"gerçek hitabet, hitabeti umursamaz."
pascal: ateşli insanların, tartışmalarda, bilinçleri onlara başka bir kanıt vermediği zaman, yalnızca gerçek kaygısıyla davranmadan ve bu gerçeği bazen çok sonraları fark ederek, kendi menfaatleri için, üzüntü uyandıran davranışlara kendilerini kaptırdıklarını görmek olağan değil midir?

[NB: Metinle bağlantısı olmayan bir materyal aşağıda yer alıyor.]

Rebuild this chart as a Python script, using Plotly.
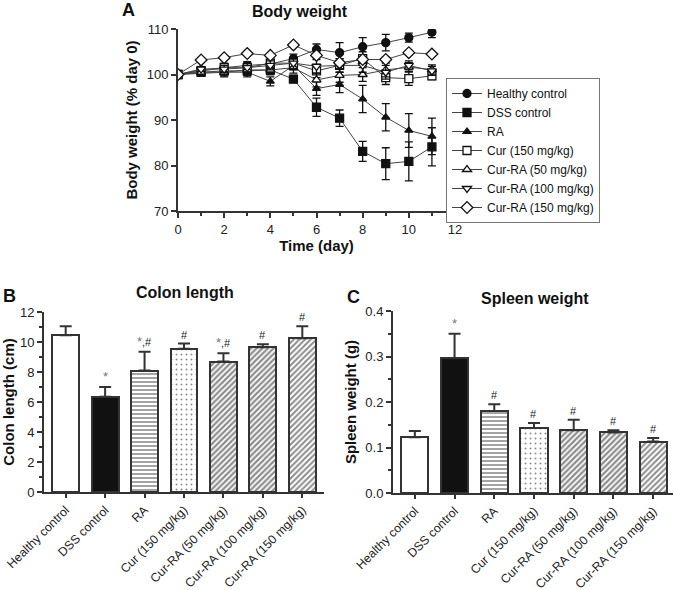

henri bergson: azizlerin niçin taklitçileri vardır ve iyilikte büyük olan insanlar neden arkalarından yığınları sürüklemişlerdir? hiçbir şey istemiyorlar ve buna rağmen elde ediyorlar. teşvik etmeye gereksinimleri yoktur, yalnızca var olurlar; varoluşları bir çağrıdır.
gustave flaubert: siz, bütün gün, bir sözcük bulmak için, zavallı beynine baskı yaparak başı iki eli arasında kalmanın ne olduğunu bilmiyorsunuz. sizde fikir, bir nehir gibi geniş ve aralıksız akıyor. bende, çok az bir su akıntısı. bir çağlayan elde etmek için bana çok büyük sanat çalışmaları gerekiyor. (george sand'e mektup)

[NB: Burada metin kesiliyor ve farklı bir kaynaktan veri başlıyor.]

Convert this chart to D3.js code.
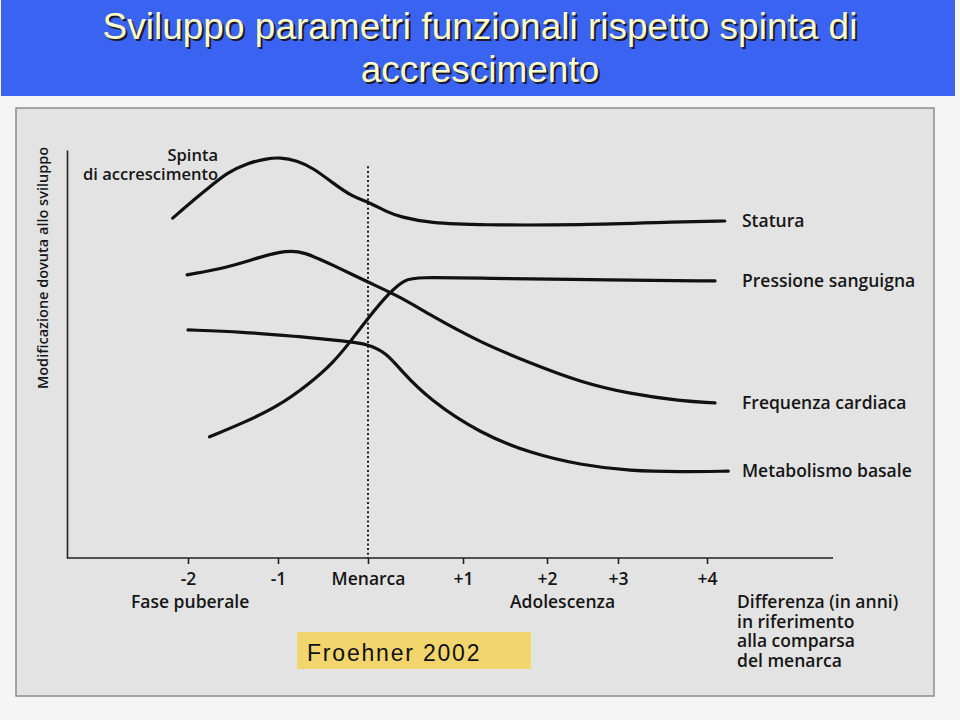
<!DOCTYPE html>
<html><head><meta charset="utf-8">
<script src="https://cdn.jsdelivr.net/npm/d3@7/dist/d3.min.js"></script>
<style>body{margin:0;background:#fff}</style></head>
<body><svg id="c" width="960" height="720"></svg>
<script>
// ---------- data ----------
const titleLines = ["Sviluppo parametri funzionali rispetto spinta di", "accrescimento"];
const xTicks = [-2, -1, 0, 1, 2, 3, 4];
const xTickLabels = ["-2", "-1", "Menarca", "+1", "+2", "+3", "+4"];
const seriesNames = ["Statura", "Pressione sanguigna", "Frequenza cardiaca", "Metabolismo basale"];
const statura = [[-2.17,83.3],[-1.94,87.7],[-1.76,90.9],[-1.57,94.4],[-1.34,96.8],[-1.12,97.9],[-0.98,98.2],[-0.79,97.4],[-0.61,95.6],[-0.39,91.9],[-0.17,88.5],[0,87.3],[0.2,84.8],[0.34,83.6],[0.65,82.1],[1.2,81.6],[2.47,81.6],[3.7,82.4],[4.2,82.6]];
const pressione = [[-1.76,29.7],[-1.39,33.1],[-1.01,37.0],[-0.64,42.9],[-0.39,47.8],[-0.2,52.9],[0,58.8],[0.23,65.2],[0.39,68.3],[0.52,68.8],[1.2,68.6],[2.93,68.1],[4.09,67.9]];
const frequenza = [[-2.01,69.4],[-1.57,71.1],[-1.2,73.8],[-0.9,75.4],[-0.72,75.1],[-0.39,71.8],[0,67.6],[0.34,64.0],[0.65,59.6],[1.2,52.9],[1.8,47.8],[2.47,43.1],[3.14,40.2],[3.7,38.5],[4.09,38.0]];
const metabolismo = [[-2.0,55.9],[-1.39,55.4],[-0.83,54.4],[-0.23,53.1],[-0.01,52.5],[0.2,50.2],[0.34,46.1],[0.65,38.7],[1.2,30.6],[1.8,25.7],[2.47,22.8],[3.14,21.3],[3.7,21.1],[4.24,21.3]];
const seriesData = [statura, pressione, frequenza, metabolismo];
const yLabel = "Modificazione dovuta allo sviluppo";
const spurtLabel = ["Spinta", "di accrescimento"];
const phaseLabels = ["Fase puberale", "Adolescenza"];
const xTitleLines = ["Differenza (in anni)", "in riferimento", "alla comparsa", "del menarca"];
const sourceLabel = "Froehner 2002";

// ---------- layout ----------
const svg = d3.select("#c");
const FONT = "'Open Sans', sans-serif";
const INK = "#161616";
const axisX0 = 67, axisX1 = 833, axisY0 = 558, axisYTop = 150;
const xRange = [188, 278, 368, 463, 547, 618, 707];

svg.append("rect").attr("width", 960).attr("height", 720).attr("fill", "#f5f5f5");
// title bar
svg.append("rect").attr("x", 1).attr("y", 0).attr("width", 954).attr("height", 96).attr("fill", "#3a63f2");
const tY = [39, 82];
titleLines.forEach((t, i) => {
  svg.append("text").attr("x", 480).attr("y", tY[i]).attr("text-anchor", "middle")
    .attr("font-family", "'Liberation Sans', Arial, sans-serif").attr("font-size", 37)
    .attr("fill", "#1a1a2a").attr("transform", "translate(2,2)").text(t);
  svg.append("text").attr("x", 480).attr("y", tY[i]).attr("text-anchor", "middle")
    .attr("font-family", "'Liberation Sans', Arial, sans-serif").attr("font-size", 37)
    .attr("fill", "#ffffcc").text(t);
});

// scanned panel
svg.append("rect").attr("x", 16).attr("y", 108).attr("width", 918).attr("height", 588)
  .attr("fill", "#e3e3e3").attr("stroke", "#8c8c8c").attr("stroke-width", 1.5);

const x = d3.scaleLinear().domain(xTicks).range(xRange);
const y = d3.scaleLinear().domain([0, 100]).range([axisY0, axisYTop]);

// dotted menarca line
svg.append("line").attr("x1", x(0)).attr("x2", x(0)).attr("y1", y(96)).attr("y2", axisY0)
  .attr("stroke", "#222").attr("stroke-width", 2).attr("stroke-dasharray", "2,2.6");

// y axis
const gy = svg.append("g").attr("transform", `translate(${axisX0},0)`)
  .call(d3.axisLeft(y).tickValues([]).tickSizeOuter(0));
gy.select(".domain").attr("stroke", "#222").attr("stroke-width", 1.6);

// x axis
svg.append("line").attr("x1", axisX0).attr("x2", axisX1).attr("y1", axisY0).attr("y2", axisY0)
  .attr("stroke", "#222").attr("stroke-width", 1.6);
const gx = svg.append("g").attr("transform", `translate(0,${axisY0})`)
  .call(d3.axisBottom(x).tickValues(xTicks).tickFormat((d, i) => xTickLabels[i]).tickSize(6).tickPadding(9));
gx.select(".domain").remove();
gx.selectAll(".tick line").attr("stroke", "#222").attr("stroke-width", 1.6);
gx.selectAll(".tick text").attr("font-family", FONT).attr("font-size", 17.5).attr("font-weight", 600).attr("fill", INK);

// curves
const line = d3.line().x(d => x(d[0])).y(d => y(d[1])).curve(d3.curveBasis);
svg.selectAll("path.curve").data(seriesData).join("path").attr("class", "curve")
  .attr("d", line).attr("fill", "none").attr("stroke", "#111").attr("stroke-width", 3.2)
  .attr("stroke-linecap", "round");

// series labels
svg.selectAll("text.sl").data(seriesData).join("text").attr("class", "sl")
  .attr("x", 742).attr("y", d => y(d[d.length - 1][1]) + 6)
  .attr("font-family", FONT).attr("font-size", 17.5).attr("font-weight", 600).attr("fill", INK)
  .text((d, i) => seriesNames[i]);

// spurt label
spurtLabel.forEach((t, i) => {
  svg.append("text").attr("x", 218).attr("y", 161 + i * 19).attr("text-anchor", "end")
    .attr("font-family", FONT).attr("font-size", 16.5).attr("font-weight", 600).attr("fill", INK).text(t);
});

// y label
svg.append("text").attr("transform", "translate(48,268) rotate(-90)").attr("text-anchor", "middle")
  .attr("font-family", FONT).attr("font-size", 14.5).attr("font-weight", 600).attr("fill", INK).text(yLabel);

// phase labels
[131, 510].forEach((px, i) => {
  svg.append("text").attr("x", px).attr("y", 608).attr("font-family", FONT).attr("font-size", 17.5)
    .attr("font-weight", 600).attr("fill", INK).text(phaseLabels[i]);
});
xTitleLines.forEach((t, i) => {
  svg.append("text").attr("x", 737).attr("y", 608 + i * 19.7).attr("font-family", FONT).attr("font-size", 17.5)
    .attr("font-weight", 600).attr("fill", INK).text(t);
});

// source box
svg.append("rect").attr("x", 297).attr("y", 632).attr("width", 234).attr("height", 37).attr("fill", "#f2d56c");
svg.append("text").attr("x", 307).attr("y", 661).attr("font-family", "'Liberation Sans', Arial, sans-serif")
  .attr("font-size", 23).attr("letter-spacing", 1.8).attr("fill", "#111").text(sourceLabel);
</script></body></html>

jean-richard bloch: bir çocuk koyu bir maviliğin harikalığı karşısında duralar, haykırır, hayranlığı tüm dünyayı yardıma çağırır. yetişkin bir insan geçer; gazete okuyan, bilgilenmiş bir insandır; bir gözünü riske eder, yarı şaşırmış, yarı yatışmış bir ses tonuyla şöyle der: "ne olmuş?! bu sadece bir bok böceği!" el değmemiş duyumunu adlar dizininin çevresine sokarak, olası bir kazayı daha önce görülmüş bir şeyin içine yerleştirerek sakinleşir ve uzaklaşır.
bergson için iki tür ahlak vardır: "kapalı ahlak" olan birincisi yalnızca toplumsal baskının sonucudur. "açık ahlak" olan diğeri, entelektüel olarak tanımlanmamış da olsa elit bir kişilikte cisimleşen bir ideale özlemdir. kahramanın çağrısıdır.